■ GIVEN EXERCISE:
Look through the entries below and extract exactly the lines from the one containing "Emit a Python" through the one containing "return (SB - py) / PH", ends included.

** BEGIN EXCERPTED RECORDS **

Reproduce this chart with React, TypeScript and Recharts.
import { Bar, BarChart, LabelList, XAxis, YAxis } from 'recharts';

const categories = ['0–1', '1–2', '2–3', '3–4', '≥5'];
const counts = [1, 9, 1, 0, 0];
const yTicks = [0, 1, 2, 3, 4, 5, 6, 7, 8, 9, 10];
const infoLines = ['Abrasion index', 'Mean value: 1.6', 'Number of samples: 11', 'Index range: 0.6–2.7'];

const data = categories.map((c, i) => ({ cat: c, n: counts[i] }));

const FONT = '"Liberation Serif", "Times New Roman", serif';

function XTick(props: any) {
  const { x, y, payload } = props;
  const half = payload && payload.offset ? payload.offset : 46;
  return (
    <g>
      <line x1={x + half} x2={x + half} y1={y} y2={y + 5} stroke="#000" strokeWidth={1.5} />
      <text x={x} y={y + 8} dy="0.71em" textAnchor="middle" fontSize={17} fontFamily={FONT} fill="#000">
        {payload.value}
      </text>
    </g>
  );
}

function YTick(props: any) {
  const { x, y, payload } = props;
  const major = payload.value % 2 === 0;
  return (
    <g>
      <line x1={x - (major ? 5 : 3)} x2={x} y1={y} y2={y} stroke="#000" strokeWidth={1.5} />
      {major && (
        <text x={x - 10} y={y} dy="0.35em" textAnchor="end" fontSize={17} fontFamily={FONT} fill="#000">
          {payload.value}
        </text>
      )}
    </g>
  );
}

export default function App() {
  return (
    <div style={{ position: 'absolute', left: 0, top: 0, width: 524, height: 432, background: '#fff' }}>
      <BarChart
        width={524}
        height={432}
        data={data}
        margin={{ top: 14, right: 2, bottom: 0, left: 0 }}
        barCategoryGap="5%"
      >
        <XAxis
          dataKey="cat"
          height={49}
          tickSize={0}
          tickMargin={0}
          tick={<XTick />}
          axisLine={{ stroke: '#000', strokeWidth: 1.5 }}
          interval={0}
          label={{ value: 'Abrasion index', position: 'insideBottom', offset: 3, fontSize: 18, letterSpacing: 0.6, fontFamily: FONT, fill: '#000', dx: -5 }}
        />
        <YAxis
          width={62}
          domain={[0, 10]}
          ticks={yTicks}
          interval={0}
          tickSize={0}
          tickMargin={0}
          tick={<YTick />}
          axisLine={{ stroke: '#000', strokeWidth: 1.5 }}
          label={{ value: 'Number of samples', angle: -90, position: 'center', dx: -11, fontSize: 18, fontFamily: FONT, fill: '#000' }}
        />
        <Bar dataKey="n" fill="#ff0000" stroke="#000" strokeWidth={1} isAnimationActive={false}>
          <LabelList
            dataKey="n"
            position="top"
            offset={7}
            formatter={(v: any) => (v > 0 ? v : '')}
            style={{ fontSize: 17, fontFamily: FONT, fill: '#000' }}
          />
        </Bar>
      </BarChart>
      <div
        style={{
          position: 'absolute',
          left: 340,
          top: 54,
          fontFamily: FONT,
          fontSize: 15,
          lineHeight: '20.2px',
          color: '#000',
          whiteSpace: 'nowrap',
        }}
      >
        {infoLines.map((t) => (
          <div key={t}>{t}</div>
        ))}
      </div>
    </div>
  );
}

** END EXCERPTED RECORDS **
** BEGIN EXCERPTED RECORDS **

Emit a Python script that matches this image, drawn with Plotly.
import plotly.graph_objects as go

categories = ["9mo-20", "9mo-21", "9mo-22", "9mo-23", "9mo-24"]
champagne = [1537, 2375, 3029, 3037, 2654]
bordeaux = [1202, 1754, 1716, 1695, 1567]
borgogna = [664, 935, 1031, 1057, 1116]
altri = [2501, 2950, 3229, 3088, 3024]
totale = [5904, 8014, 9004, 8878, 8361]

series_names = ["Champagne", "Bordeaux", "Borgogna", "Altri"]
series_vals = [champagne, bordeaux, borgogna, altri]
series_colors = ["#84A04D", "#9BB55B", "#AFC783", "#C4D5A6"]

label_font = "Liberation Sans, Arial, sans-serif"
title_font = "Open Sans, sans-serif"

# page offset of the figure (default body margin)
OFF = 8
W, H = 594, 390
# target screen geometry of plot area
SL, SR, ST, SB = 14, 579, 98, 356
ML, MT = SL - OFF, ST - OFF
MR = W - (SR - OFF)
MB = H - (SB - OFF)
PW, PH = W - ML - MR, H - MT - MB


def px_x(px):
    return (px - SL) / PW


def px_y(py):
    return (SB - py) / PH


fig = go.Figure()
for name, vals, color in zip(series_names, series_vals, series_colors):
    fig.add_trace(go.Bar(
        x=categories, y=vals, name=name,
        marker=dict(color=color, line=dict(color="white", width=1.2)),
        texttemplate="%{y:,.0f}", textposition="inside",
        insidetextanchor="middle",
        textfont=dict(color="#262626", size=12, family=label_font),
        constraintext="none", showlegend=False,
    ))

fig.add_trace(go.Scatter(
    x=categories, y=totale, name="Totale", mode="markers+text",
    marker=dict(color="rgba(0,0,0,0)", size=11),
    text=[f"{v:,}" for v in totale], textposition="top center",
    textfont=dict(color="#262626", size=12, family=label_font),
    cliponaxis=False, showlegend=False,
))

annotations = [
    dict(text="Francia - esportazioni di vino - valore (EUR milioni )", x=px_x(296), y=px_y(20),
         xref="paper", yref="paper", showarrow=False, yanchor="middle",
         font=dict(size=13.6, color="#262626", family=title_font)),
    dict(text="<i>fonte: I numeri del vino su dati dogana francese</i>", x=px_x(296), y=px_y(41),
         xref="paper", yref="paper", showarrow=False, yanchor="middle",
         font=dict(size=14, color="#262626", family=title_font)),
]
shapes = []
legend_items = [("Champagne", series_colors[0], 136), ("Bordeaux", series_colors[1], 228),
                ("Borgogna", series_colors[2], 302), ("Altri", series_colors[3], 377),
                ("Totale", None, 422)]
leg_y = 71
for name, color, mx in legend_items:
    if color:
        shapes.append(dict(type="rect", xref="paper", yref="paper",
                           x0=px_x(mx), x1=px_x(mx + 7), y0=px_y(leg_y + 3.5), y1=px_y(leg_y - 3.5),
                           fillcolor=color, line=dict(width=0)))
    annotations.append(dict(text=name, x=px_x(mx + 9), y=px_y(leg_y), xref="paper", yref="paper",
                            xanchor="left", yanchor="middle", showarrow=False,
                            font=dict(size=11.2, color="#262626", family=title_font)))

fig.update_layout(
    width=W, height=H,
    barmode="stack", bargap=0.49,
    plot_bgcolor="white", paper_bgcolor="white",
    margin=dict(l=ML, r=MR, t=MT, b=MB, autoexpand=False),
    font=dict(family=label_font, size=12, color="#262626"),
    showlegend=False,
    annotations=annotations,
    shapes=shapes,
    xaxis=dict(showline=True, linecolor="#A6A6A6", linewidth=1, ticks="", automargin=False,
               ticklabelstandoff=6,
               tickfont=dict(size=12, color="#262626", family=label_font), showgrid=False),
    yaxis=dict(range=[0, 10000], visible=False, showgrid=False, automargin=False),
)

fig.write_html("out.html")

** END EXCERPTED RECORDS **

■ ANSWER BELOW:
Emit a Python script that matches this image, drawn with Plotly.
import plotly.graph_objects as go

categories = ["9mo-20", "9mo-21", "9mo-22", "9mo-23", "9mo-24"]
champagne = [1537, 2375, 3029, 3037, 2654]
bordeaux = [1202, 1754, 1716, 1695, 1567]
borgogna = [664, 935, 1031, 1057, 1116]
altri = [2501, 2950, 3229, 3088, 3024]
totale = [5904, 8014, 9004, 8878, 8361]

series_names = ["Champagne", "Bordeaux", "Borgogna", "Altri"]
series_vals = [champagne, bordeaux, borgogna, altri]
series_colors = ["#84A04D", "#9BB55B", "#AFC783", "#C4D5A6"]

label_font = "Liberation Sans, Arial, sans-serif"
title_font = "Open Sans, sans-serif"

# page offset of the figure (default body margin)
OFF = 8
W, H = 594, 390
# target screen geometry of plot area
SL, SR, ST, SB = 14, 579, 98, 356
ML, MT = SL - OFF, ST - OFF
MR = W - (SR - OFF)
MB = H - (SB - OFF)
PW, PH = W - ML - MR, H - MT - MB


def px_x(px):
    return (px - SL) / PW


def px_y(py):
    return (SB - py) / PH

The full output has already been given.